There exist infinite cube-free words over any sequence of binary alphabets
Vuong Bui, Matthieu Rosenfeld
TL;DR
The paper resolves the cube-avoidance problem for infinite words over sequences of binary alphabets by proving that for any such sequence there exists an infinite cube-free word respecting it. It delivers two independent, technically intricate approaches: a growth-based method using a regular-language approximation with $p=12$ yielding a $1.35^n$ lower bound on the number of length-$n$ cube-free words, and a computable construction offering a polynomial-time method to extend prefixes to full cube-free words for computable alphabet sequences. A crucial computer-assisted verification provides the eigenvector-like weights that drive both proofs, and the results are strengthened by an algorithmic perspective showing how to compute the next letter efficiently.

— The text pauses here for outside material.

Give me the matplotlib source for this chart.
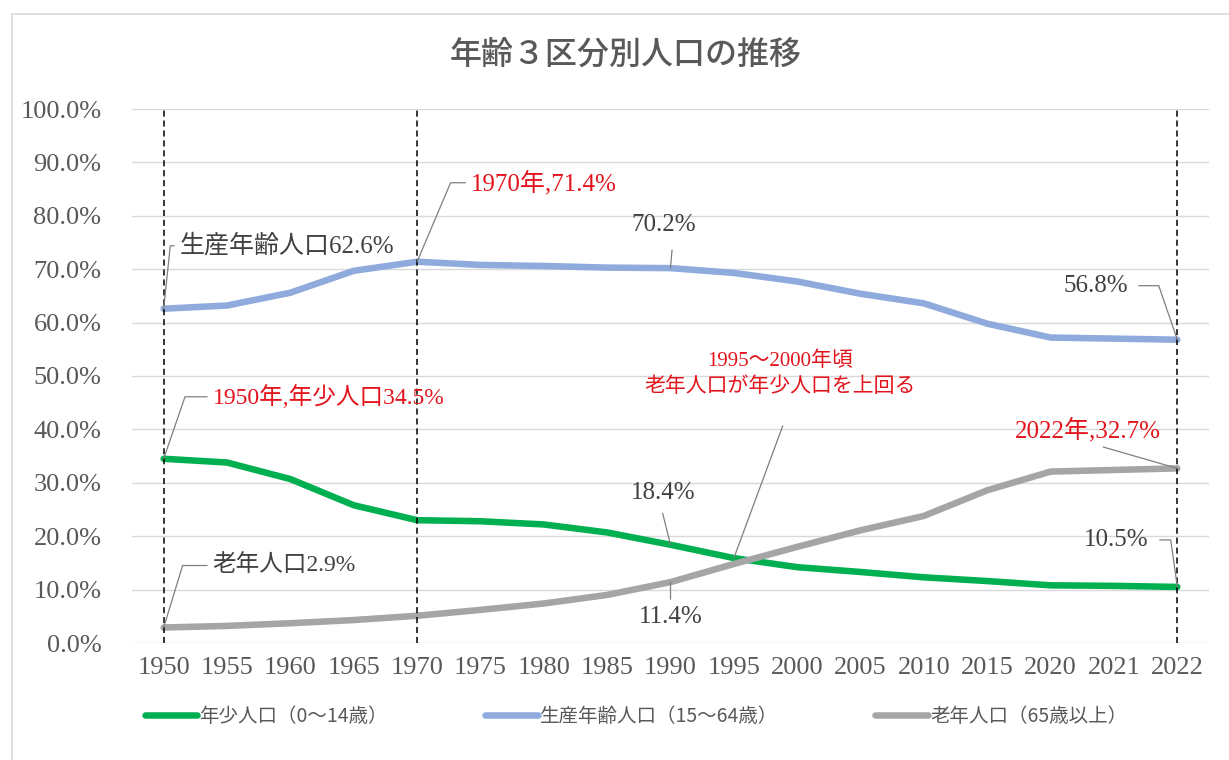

Together, these contributions advance both the combinatorial and algorithmic understanding of cube-free words and their applicability to nonrepetitive colorings and list-coloring problems.
Abstract
We prove that for any sequence of binary alphabets $\mathcal{A}_1,\mathcal{A}_2,\dots$, there exists a cube-free word $c_1c_2\dots$ so that $c_1\in\mathcal{A}_1,c_2\in\mathcal{A}_2,\dots$. In particular, for every $n$, there are at least $1.35^n$ cube-free words in $\mathcal{A}_1\times\mathcal{A}_2\times\dots\times \mathcal{A}_n$. We also prove that if the list of alphabets is computable then one of these words is computable and its $n$th letter can be computed in time polynomial in $n$.